Envy-free division of multi-layered cakes

TL;DR

This paper addresses envy-free division of multi-layered cakes, providing existence results under certain conditions and designing an FPTAS for approximate solutions with monotone preferences.

Contribution

It establishes the existence of envy-free, non-overlapping, and contiguous multi-layered cake divisions for prime power number of agents and layers, and develops an FPTAS for approximate solutions.

Findings

Existence of envy-free divisions for prime power agents and layers.

Development of an FPTAS for two-layered cake division among three agents.
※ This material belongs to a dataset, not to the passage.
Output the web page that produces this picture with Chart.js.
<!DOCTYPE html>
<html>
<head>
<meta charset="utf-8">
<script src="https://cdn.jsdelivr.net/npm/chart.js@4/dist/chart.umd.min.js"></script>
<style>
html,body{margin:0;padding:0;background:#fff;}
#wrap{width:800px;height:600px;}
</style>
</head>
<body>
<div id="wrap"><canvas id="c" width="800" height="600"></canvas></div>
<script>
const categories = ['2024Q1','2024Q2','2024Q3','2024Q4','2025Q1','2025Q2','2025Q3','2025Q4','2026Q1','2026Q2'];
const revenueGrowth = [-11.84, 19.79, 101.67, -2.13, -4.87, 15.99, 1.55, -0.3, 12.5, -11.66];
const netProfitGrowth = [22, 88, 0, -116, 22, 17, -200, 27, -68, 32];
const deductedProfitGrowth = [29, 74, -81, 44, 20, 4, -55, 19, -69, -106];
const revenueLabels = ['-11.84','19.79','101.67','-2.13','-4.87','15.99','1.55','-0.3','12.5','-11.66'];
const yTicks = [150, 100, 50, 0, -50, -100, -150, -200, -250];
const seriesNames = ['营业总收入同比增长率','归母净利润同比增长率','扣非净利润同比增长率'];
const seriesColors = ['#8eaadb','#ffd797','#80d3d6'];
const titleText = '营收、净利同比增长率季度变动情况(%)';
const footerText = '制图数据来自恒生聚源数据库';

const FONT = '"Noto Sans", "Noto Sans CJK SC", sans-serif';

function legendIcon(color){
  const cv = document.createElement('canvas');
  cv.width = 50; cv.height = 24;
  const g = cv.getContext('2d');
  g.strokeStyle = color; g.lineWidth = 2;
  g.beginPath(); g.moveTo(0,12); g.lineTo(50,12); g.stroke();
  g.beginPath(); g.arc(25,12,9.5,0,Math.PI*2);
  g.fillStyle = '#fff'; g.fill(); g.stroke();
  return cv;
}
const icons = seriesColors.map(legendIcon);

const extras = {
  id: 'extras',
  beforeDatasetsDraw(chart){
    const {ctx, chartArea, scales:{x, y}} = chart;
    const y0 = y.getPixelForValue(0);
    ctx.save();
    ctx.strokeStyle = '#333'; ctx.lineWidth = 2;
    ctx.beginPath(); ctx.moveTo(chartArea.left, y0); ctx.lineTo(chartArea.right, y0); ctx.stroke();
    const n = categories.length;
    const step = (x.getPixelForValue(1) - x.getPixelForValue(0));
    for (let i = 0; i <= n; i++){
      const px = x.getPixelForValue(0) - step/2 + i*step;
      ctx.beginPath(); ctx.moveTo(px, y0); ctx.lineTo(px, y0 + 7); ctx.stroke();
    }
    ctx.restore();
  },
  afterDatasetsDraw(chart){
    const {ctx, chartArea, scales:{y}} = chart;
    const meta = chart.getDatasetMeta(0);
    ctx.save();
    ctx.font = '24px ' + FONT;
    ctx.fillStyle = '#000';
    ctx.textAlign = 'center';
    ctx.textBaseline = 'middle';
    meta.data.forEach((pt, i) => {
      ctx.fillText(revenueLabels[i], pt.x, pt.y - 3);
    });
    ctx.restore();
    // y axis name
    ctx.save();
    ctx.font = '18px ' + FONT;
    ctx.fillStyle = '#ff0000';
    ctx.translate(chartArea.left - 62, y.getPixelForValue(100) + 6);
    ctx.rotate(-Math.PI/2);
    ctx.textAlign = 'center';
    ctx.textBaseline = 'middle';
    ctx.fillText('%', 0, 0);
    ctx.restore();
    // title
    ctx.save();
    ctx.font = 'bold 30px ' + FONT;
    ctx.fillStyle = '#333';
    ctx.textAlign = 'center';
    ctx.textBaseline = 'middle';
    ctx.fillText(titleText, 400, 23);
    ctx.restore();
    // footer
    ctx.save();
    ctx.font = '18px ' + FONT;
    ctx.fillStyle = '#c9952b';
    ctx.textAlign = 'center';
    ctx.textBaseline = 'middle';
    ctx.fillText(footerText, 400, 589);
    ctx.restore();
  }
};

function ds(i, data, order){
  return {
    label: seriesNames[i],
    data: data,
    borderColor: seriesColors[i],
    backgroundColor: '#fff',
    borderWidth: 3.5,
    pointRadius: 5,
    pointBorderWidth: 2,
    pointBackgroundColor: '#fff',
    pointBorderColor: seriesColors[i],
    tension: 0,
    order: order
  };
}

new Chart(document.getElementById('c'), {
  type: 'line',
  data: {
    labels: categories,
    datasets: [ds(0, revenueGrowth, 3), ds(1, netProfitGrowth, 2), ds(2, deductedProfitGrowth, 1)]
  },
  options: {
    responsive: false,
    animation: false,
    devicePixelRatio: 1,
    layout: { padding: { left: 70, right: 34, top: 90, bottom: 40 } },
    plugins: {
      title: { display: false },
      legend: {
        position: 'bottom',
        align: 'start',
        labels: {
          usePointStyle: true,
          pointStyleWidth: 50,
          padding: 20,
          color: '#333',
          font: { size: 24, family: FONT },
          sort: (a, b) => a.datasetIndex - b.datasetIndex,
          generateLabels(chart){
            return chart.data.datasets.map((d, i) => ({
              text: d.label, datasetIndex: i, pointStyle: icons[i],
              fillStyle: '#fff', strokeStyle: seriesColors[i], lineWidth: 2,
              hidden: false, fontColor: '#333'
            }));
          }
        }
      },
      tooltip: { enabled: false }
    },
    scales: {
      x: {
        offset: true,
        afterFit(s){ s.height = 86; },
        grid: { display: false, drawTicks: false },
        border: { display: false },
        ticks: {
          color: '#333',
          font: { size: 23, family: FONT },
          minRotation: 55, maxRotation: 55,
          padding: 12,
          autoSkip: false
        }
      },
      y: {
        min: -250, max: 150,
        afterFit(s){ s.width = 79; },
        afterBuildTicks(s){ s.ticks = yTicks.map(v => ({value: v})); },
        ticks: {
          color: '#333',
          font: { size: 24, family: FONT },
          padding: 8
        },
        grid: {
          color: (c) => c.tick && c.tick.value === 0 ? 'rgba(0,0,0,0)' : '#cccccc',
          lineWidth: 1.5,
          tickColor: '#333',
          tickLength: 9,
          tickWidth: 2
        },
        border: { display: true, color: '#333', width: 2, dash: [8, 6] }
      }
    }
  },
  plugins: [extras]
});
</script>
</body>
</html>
Extension of results to groups of nearly equal size and arbitrary group sizes with monotone preferences.

Abstract

We study the problem of dividing a multi-layered cake under non-overlapping constraints. This problem, recently proposed by Hosseini et al. (IJCAI, 2020), captures several natural scenarios such as the allocation of multiple facilities over time where each agent can utilize at most one facility simultaneously, and the allocation of tasks over time where each agent can perform at most one task simultaneously. We establish the existence of an envy-free multi-division that is both non-overlapping and contiguous within each layer when the number of agents is a prime power and the number of layers is at most the number of agents, providing a positive partial answer to an open question by Hosseini et al. To achieve this, we employ a new approach based on a general fixed point theorem, originally proven by Volovikov (1996), and recently applied by Joji\'{c}, Panina, and \v{Z}ivaljevi\'{c} (2020) to the envy-free division problem of a cake. We further design a fully polynomial-time approximation scheme (FPTAS) to find an approximate envy-free solution that is both non-overlapping and contiguous for a two-layered cake division among three agents with monotone preferences. More generally, we establish all the results for divisions among groups of almost the same size. When there are three groups and one layer, our FPTAS is actually able to deal with groups of any predetermined sizes, still under the monotone preference assumptions. For three groups, this provides thus an algorithmic version of a recent theorem by Segal-Halevi and Suksompong (2021). A classical lemma from topology ensures that every self-map of a simplex mapping each facet to itself is surjective. This lemma has often been used in economics theory and our algorithm can be interpreted as an FPTAS counterpart of its two-dimensional version.